Soft Punch is the project of Washington D.C.-based musician Rye Thomas and today sees the release of their debut album Above Water on Bad Friend Records. The record is full of bold, multidimensional arrangements that nod to a wide array of influences, from Björk to The Beatles, Frank Ocean to Elliott Smith. Above Water is an album about learning to live with loss, about looking for beauty and finding it in the most unexpected places.
Rye Thomas’s life forever changed in 2013, when he acquired a mysterious illness that gradually left him homebound. Rye previously lived a full life as a writer and a musician, touring in bands like Pash and Tereu Tereu, freelancing for publications like Rolling Stone and The Washington Post. But after his health collapsed, he could no longer leave his house, and the simple act of turning on an amplifier triggered debilitating migraines. Despite this, Rye never stopped writing music — sometimes for only 30 minutes a day, in his blacked-out bedroom, with nothing more than a basic keyboard and a cassette recorder.
When Rye’s health finally improved enough to start recording a proper album, he had a hefty backlog of songs to pull from. With the help of his longtime boyfriend, Brendan Polmer, Rye outfitted his home studio with old tape and tubes for a more classic sound, and he called up old friends to add expert instrumentation. Some of the songs on Above Water started out as sparse, quiet sketches, written when Rye’s health was at its worst. The fact that they evolved into full, densely layered compositions speaks to Rye’s artistic dedication.
We caught up with Rye to talk about the album and how he adapted to his health issues to be able to make the record.
Hi Rye! How’s everything going right now?
Given the new album release, I’m both elated to get new music out and totally uncertain how it will be received!
What classic album cover art is your current mood?
Your debut album “Above Water” is out on September 15th. When and where did you write and record it?
Most of the writing took place in my room, especially during 2018-2020, when I was particularly sick and couldn’t do much else.
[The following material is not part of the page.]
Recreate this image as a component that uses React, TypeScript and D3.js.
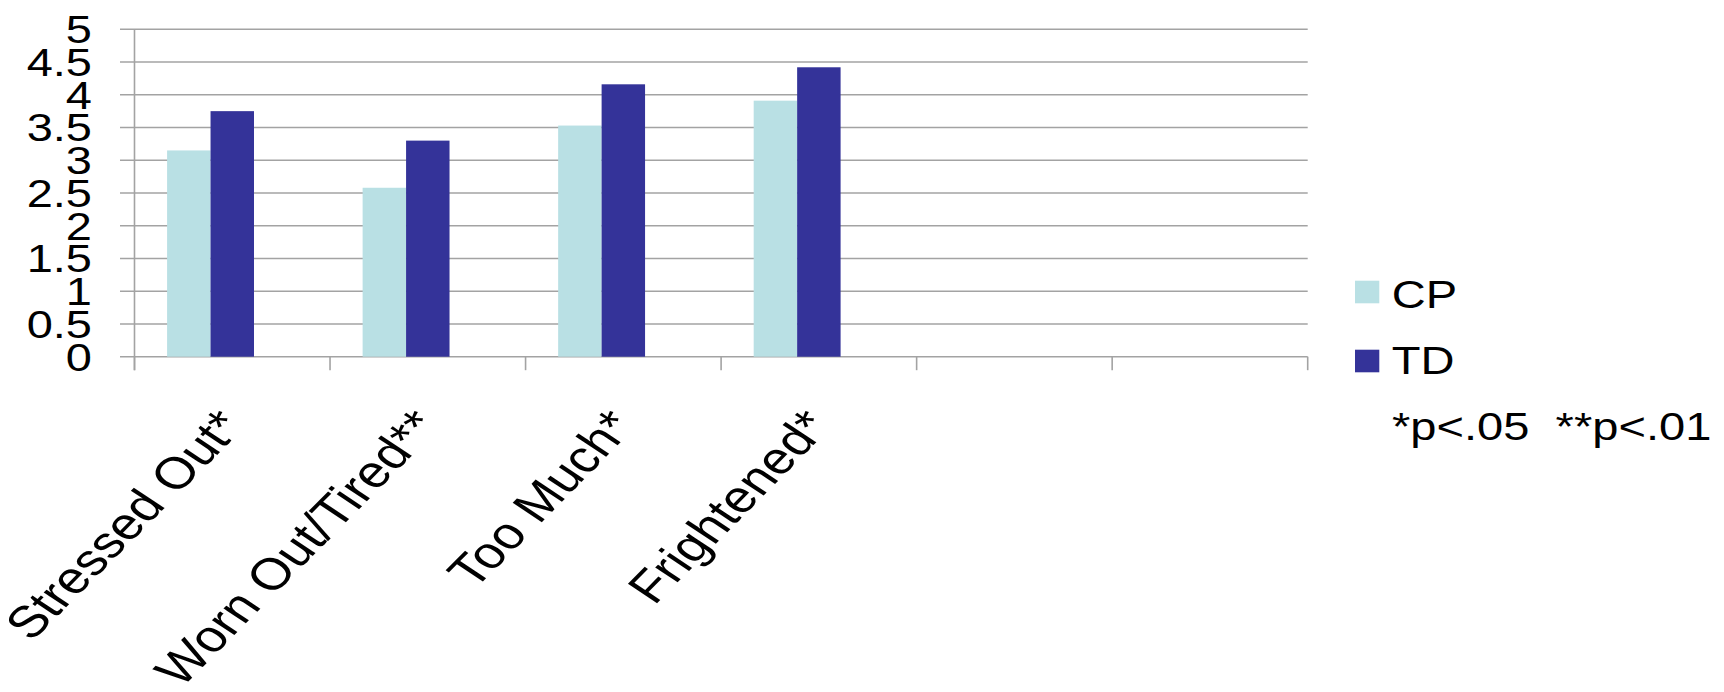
import React from "react";
import * as d3 from "d3";

const categories = ["Stressed Out*", "Worn Out/Tired**", "Too Much*", "Frightened*"];
const slotCount = 6; // six category slots on the axis, the last two empty
const seriesNames = ["CP", "TD"];
const cpValues = [3.15, 2.58, 3.53, 3.91];
const tdValues = [3.75, 3.3, 4.16, 4.42];
const yTicks = [0, 0.5, 1, 1.5, 2, 2.5, 3, 3.5, 4, 4.5, 5];
const noteText = "*p<.05  **p<.01";

const colors: Record<string, string> = { CP: "#B9E0E4", TD: "#343399" };
const gridColor = "#A3A3A3";
const FONT = "'Liberation Sans', Arial, sans-serif";
const SX = 1.22; // horizontal stretch of the original picture's text

export default function App() {
  const W = 1724;
  const H = 692;
  const left = 134.5;
  const right = 1307.7;
  const top = 29.3;
  const bottom = 356.7;

  const y = d3.scaleLinear().domain([0, 5]).range([bottom, top]);
  const x0 = d3.scaleBand<number>().domain(d3.range(slotCount)).range([left, right]).padding(0);
  const x1 = d3
    .scaleBand<string>()
    .domain([...seriesNames, "_empty"])
    .range([0, x0.bandwidth()])
    .paddingInner(0)
    .paddingOuter(0.75);

  const seriesData: Record<string, number[]> = { CP: cpValues, TD: tdValues };
  const boundaries = d3.range(slotCount + 1).map((i) => left + i * x0.step());

  return (
    <svg width={W} height={H} style={{ position: "absolute", left: 0, top: 0, background: "#fff" }} fontFamily={FONT}>
      {yTicks.map((t) => (
        <line key={"g" + t} x1={120} x2={right} y1={y(t)} y2={y(t)} stroke={gridColor} strokeWidth={1.6} />
      ))}
      <line x1={left} x2={left} y1={y(5)} y2={bottom + 13.5} stroke={gridColor} strokeWidth={1.6} />
      {boundaries.map((bx, i) => (
        <line key={"b" + i} x1={bx} x2={bx} y1={bottom} y2={bottom + 13.5} stroke={gridColor} strokeWidth={1.6} />
      ))}
      {categories.map((c, i) =>
        seriesNames.map((s) => {
          const v = seriesData[s][i];
          return (
            <rect
              key={c + s}
              x={(x0(i) as number) + (x1(s) as number)}
              y={y(v)}
              width={x1.bandwidth()}
              height={bottom - y(v)}
              fill={colors[s]}
            />
          );
        })
      )}
      {yTicks.map((t) => (
        <text key={"yl" + t} transform={`translate(92,${y(t)}) scale(${SX},1)`} textAnchor="end" dy="0.36em" fontSize={38.5} fill="#000">
          {String(t)}
        </text>
      ))}
      {categories.map((c, i) => {
        const cx = (x0(i) as number) + x0.bandwidth() / 2;
        return (
          <text
            key={"cl" + c}
            transform={`translate(${cx + 13},${426.5}) scale(${SX},1) rotate(-50.95)`}
            textAnchor="end"
            fontSize={44.7}
            fill="#000"
          >
            {c}
          </text>
        );
      })}
      {seriesNames.map((s, i) => (
        <g key={"lg" + s} transform={`translate(1355,${280.7 + i * 69})`}>
          <rect x={0} y={0} width={24.3} height={22.6} fill={colors[s]} />
          <text transform={`translate(36.7,${27 - i * 2.5}) scale(${SX},1)`} fontSize={38.6} fill="#000">
            {s}
          </text>
        </g>
      ))}
      <text transform={`translate(1392,440) scale(${SX},1)`} fontSize={38.6} fill="#000" xmlSpace="preserve" style={{ whiteSpace: "pre" }}>
        {noteText}
      </text>
    </svg>
  );
}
I recorded and mixed most of the album at home in late 2022. I have a decent studio set up in what would otherwise be my dining room, with a tape machine and an old mixing board, in addition to plenty of digital gear.
Your life changed in 2013 when you came down with a mystery illness which left you homebound. How are you doing now and what changes did you have to make in order to be able to continue to make music?
I’m still mostly homebound, and my energy is pretty limited, but now I hang out on the couch, rather than lying in bed. I’ve continued to make music within whatever limitations my health provides. At one time, that meant I could just gently play keyboard for about 20 minutes a day. Now I’m able to work with computers and recording gear to capture songs and ideas. I haven’t performed live since 2015.
If you could only listen to one record, what would it be?
This is an impossible question, but I think Revolver is a pretty good answer.
“Above Water” features quite a few different musical styles. Who did you listen to when you were growing up that influenced your writing style?
As a kid, I remember loving The Beach Boys, Paul Simon, and Miami Sound Machine. All three of those artists worked with a wide swath of sounds and rhythms, and I think that diversity always felt magical to me.
As a former journalist, do you worry/care about what is written about your music?
On the one hand, I have grown very thick skin. I’m unlikely to be personally bothered by negative comments about my music; I know every record isn’t made for every writer. On the other hand, I would love to see people genuinely engaging with the art. I do value music criticism, and it would be great to read an album review where the writer really “gets it.”
You were in a few other bands before you became ill. Which albums should we check out from your back catalogue?
I’m still proud of both Tereu Tereu albums. Quirky pop fans should check out the first one, All That Keeps Us Together, and noisy post-punk fans should check out the second one, Quadrants.
What would go on your signature pizza and what would it be called?
Pineapple and feta cheese. Call it Double Delight.
What do you have planned for the rest of 2023 and beyond?
I’m hoping to get this record to as many people as possible. Then I’ll start making another one!